I cant think of any egress scheduler that will benefit from that
approach. The scheduler is the decider of which packet goes out next
on the wire.

> With the above for transmit, and having N "struct napi_struct"
> instances for MSI-X directed RX queues, we'll have no problem keeping
> a 10gbit (or even faster) port completely full with lots of cpu to
> spare on multi-core boxes.
> 

RX queues - yes, I can see;  TX queues, it doesnt make sense to put
different rings on different CPUs.

> However, I have to disagree with your analysis of the multi-qdisc
> situation, and I tend to agree with Patrick.
> If you only have one qdisc to indicate status on, when is the queue
> full?  That is the core issue. 

I just described why it is not an issue. If you make the assumption it
is an issue, then it becomes one. 


>  Indicating full status when any of
> the hardware queues are full is broken, because we should never
> block out queuing of higher priority packets just because the
> low priority queue can't take any more frames, _and_ vice versa.

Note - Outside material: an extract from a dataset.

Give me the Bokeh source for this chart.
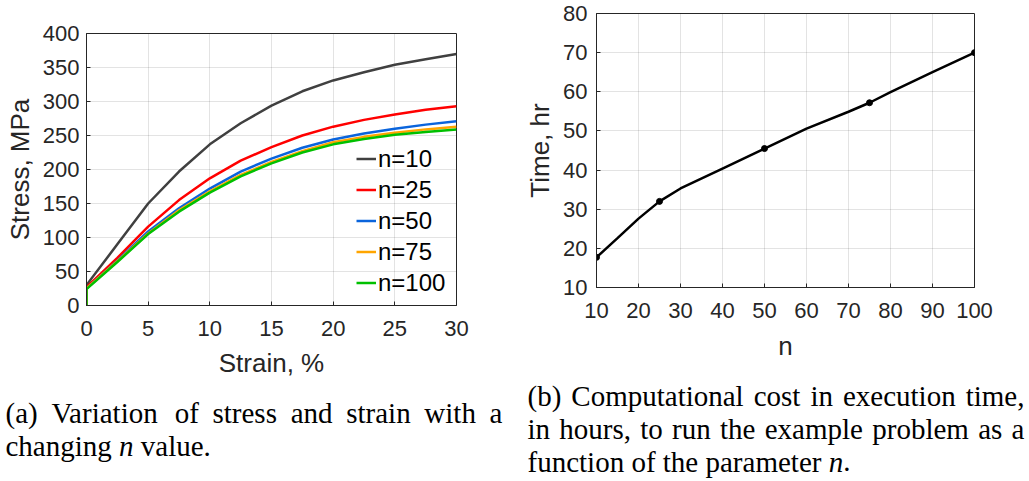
from bokeh.plotting import figure
from bokeh.layouts import column, row
from bokeh.models import Range1d, Legend, LegendItem, FixedTicker
from bokeh.embed import file_html
from bokeh.resources import INLINE
from bokeh.core.properties import value

# ---------------- data ----------------
strain = [0, 0, 2.5, 5, 7.5, 10, 12.5, 15, 17.5, 20, 22.5, 25, 27.5, 30]
stress_n10 = [0, 30, 90, 150, 197, 237, 268, 294, 315, 331, 343, 354, 362, 370]
stress_n25 = [0, 27, 70, 116, 155, 187, 213, 233, 250, 263, 273, 281, 288, 293]
stress_n50 = [0, 25, 66, 109, 143, 172, 197, 216, 232, 244, 253, 260, 266, 271]
stress_n75 = [0, 25, 65, 106, 140, 168, 192, 211, 227, 240, 248, 254, 259, 263]
stress_n100 = [0, 24, 64, 105, 138, 166, 190, 209, 225, 237, 245, 251, 255, 259]
series_labels = ["n=10", "n=25", "n=50", "n=75", "n=100"]
series_colors = ["#404040", "#ff0000", "#0a64dc", "#ffa500", "#00c000"]

n_points = [10, 25, 50, 75, 100]
time_points = [17.7, 32.0, 45.5, 57.2, 70.0]
n_curve = [10, 15, 20, 25, 30, 40, 50, 60, 70, 75, 80, 90, 100]
time_curve = [17.7, 22.6, 27.6, 32.0, 35.3, 40.4, 45.5, 50.6, 54.9, 57.2, 59.9, 65.0, 70.0]

x1_ticks = [0, 5, 10, 15, 20, 25, 30]
y1_ticks = [0, 50, 100, 150, 200, 250, 300, 350, 400]
x2_ticks = [10, 20, 30, 40, 50, 60, 70, 80, 90, 100]
y2_ticks = [10, 20, 30, 40, 50, 60, 70, 80]

AX = "#262626"
SANS = "Liberation Sans"


def style(p, xt, yt):
    p.outline_line_color = AX
    p.outline_line_width = 1
    p.background_fill_color = "white"
    p.border_fill_color = "white"
    p.xaxis.ticker = FixedTicker(ticks=xt)
    p.yaxis.ticker = FixedTicker(ticks=yt)
    p.xgrid.ticker = FixedTicker(ticks=xt)
    p.ygrid.ticker = FixedTicker(ticks=yt)
    p.grid.grid_line_color = AX
    p.grid.grid_line_alpha = 0.13
    for ax in (p.xaxis, p.yaxis):
        ax.axis_line_color = AX
        ax.major_tick_line_color = AX
        ax.major_tick_in = 4
        ax.major_tick_out = 0
        ax.minor_tick_line_color = None
        ax.major_label_text_font = SANS
        ax.major_label_text_font_size = "22px"
        ax.major_label_text_color = AX
        ax.axis_label_text_font = SANS
        ax.axis_label_text_font_size = "26px"
        ax.axis_label_text_font_style = "normal"
        ax.axis_label_text_color = AX


# ---------------- left plot ----------------
p1 = figure(width=500, height=380, output_backend="svg", toolbar_location=None,
            title=None,
            x_range=Range1d(0, 30), y_range=Range1d(0, 400),
            min_border_left=86, min_border_right=44, min_border_top=33, min_border_bottom=74)
style(p1, x1_ticks, y1_ticks)
p1.xaxis.axis_label = "Strain, %"
p1.yaxis.axis_label = "Stress, MPa"
p1.xaxis.major_label_standoff = 15
p1.xaxis.axis_label_standoff = 9
p1.yaxis.major_label_standoff = 7
p1.yaxis.axis_label_standoff = 5

items = []
for lab, col, ys in zip(series_labels, series_colors,
                        [stress_n10, stress_n25, stress_n50, stress_n75, stress_n100]):
    r = p1.line(strain, ys, line_color=col, line_width=2.5)
    items.append(LegendItem(label=lab, renderers=[r]))

leg = Legend(items=items, location=(270, 7), margin=0, padding=0, spacing=0,
             glyph_width=20, glyph_height=31, label_height=31, label_standoff=2,
             label_text_font=SANS, label_text_font_size="24px", label_text_color="#000000",
             background_fill_alpha=0, border_line_alpha=0)
p1.add_layout(leg)

# ---------------- right plot ----------------
p2 = figure(width=529, height=380, output_backend="svg", toolbar_location=None,
            title=None,
            x_range=Range1d(10, 100), y_range=Range1d(10, 80),
            min_border_left=96, min_border_right=55, min_border_top=13, min_border_bottom=93)
style(p2, x2_ticks, y2_ticks)
p2.xaxis.axis_label = "n"
p2.yaxis.axis_label = "Time, hr"
p2.xaxis.major_label_standoff = 15
p2.xaxis.axis_label_standoff = 10
p2.yaxis.major_label_standoff = 9
p2.yaxis.axis_label_standoff = 5
p2.line(n_curve, time_curve, line_color="black", line_width=2.5)
p2.scatter(n_points, time_points, size=6, color="black")

# ---------------- captions ----------------
TNR = {' ': 250, '(': 333, ')': 333, ',': 250, '.': 250,
       'a': 444, 'b': 500, 'c': 444, 'd': 500, 'e': 444, 'f': 333, 'g': 500, 'h': 500,
       'i': 278, 'j': 278, 'k': 500, 'l': 278, 'm': 778, 'n': 500, 'o': 500, 'p': 500,
       'q': 500, 'r': 333, 's': 389, 't': 278, 'u': 500, 'v': 500, 'w': 722, 'x': 500,
       'y': 500, 'z': 444, 'C': 667, 'V': 722}
FS = 29


def tw(s):
    return sum(TNR.get(c, 500) for c in s) * FS / 1000.0


caption_lines = [
    ([[("(a)", 0)], [("Variation", 0)], [("of", 0)], [("stress", 0)], [("and", 0)],
      [("strain", 0)], [("with", 0)], [("a", 0)]], 5, 502, 412),
    ([[("changing", 0)], [("n", 1)], [("value.", 0)]], 5, None, 445),
    ([[("(b)", 0)], [("Computational", 0)], [("cost", 0)], [("in", 0)],
      [("execution", 0)], [("time,", 0)]], 527, 1024, 395),
    ([[("in", 0)], [("hours,", 0)], [("to", 0)], [("run", 0)], [("the", 0)],
      [("example", 0)], [("problem", 0)], [("as", 0)], [("a", 0)]], 527, 1024, 428),
    ([[("function", 0)], [("of", 0)], [("the", 0)], [("parameter", 0)],
      [("n", 1), (".", 0)]], 527, None, 461),
]

rx, ry, rt = [], [], []
ix, iy, it = [], [], []
for words, xl, xr, base in caption_lines:
    widths = [sum(tw(s) for s, _ in w) for w in words]
    if xr is None:
        gap = tw(" ")
    else:
        gap = (xr - xl - sum(widths)) / (len(words) - 1)
    x = xl
    for w, wd in zip(words, widths):
        xx = x
        for s, ital in w:
            if ital:
                ix.append(xx); iy.append(base); it.append(s)
            else:
                rx.append(xx); ry.append(base); rt.append(s)
            xx += tw(s)
        x += wd + gap

pc = figure(width=1029, height=100, output_backend="svg", toolbar_location=None,
            title=None,
            x_range=Range1d(0, 1029), y_range=Range1d(480, 380),
            x_axis_type=None, y_axis_type=None, min_border=0)
pc.outline_line_color = None
pc.grid.visible = False
pc.text(rx, ry, text=rt, text_font=value("Liberation Serif"), text_font_size=f"{FS}px",
        text_color="black", text_baseline="alphabetic", text_align="left")
pc.text(ix, iy, text=it, text_font=value("Liberation Serif"), text_font_size=f"{FS}px",
        text_font_style="italic", text_color="black", text_baseline="alphabetic",
        text_align="left")

layout = column(row(column(p1), column(p2)), pc)
open("out.html", "w").write(file_html(layout, INLINE))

Dave, you didnt read anything i said ;-> The situation you describe is
impossible. low prio will never block high prio.

> I really want to believe your proofs but they are something out of
> a fairy tale :-)

They are a lot real than it seems. Please read again what i typed in ;->
And i will produce patches since this seems to be complex to explain.

> > The only way PHL will ever shutdown the path to the hardware is when
> > there are sufficient PHL packets.
> > Corrollary,
> > The only way PSL will ever shutdown the path to the hardware is when
> > there are _NO_ PSH packets.
> 
> The problem with this line of thinking is that it ignores the fact
> that it is bad to not queue to the device when there is space
> available, _even_ for lower priority packets.

So use a different scheduler. Dont use strict prio. Strict prio will
guarantee starvation of low prio packets as long as there are high prio
packets. Thats the intent.

> The more you keep all available TX queues full, the less likely
> delays in CPU processing will lead to a device with nothing to
> do.

It is design intent - thats how the specific scheduler works. 

cheers,
jamal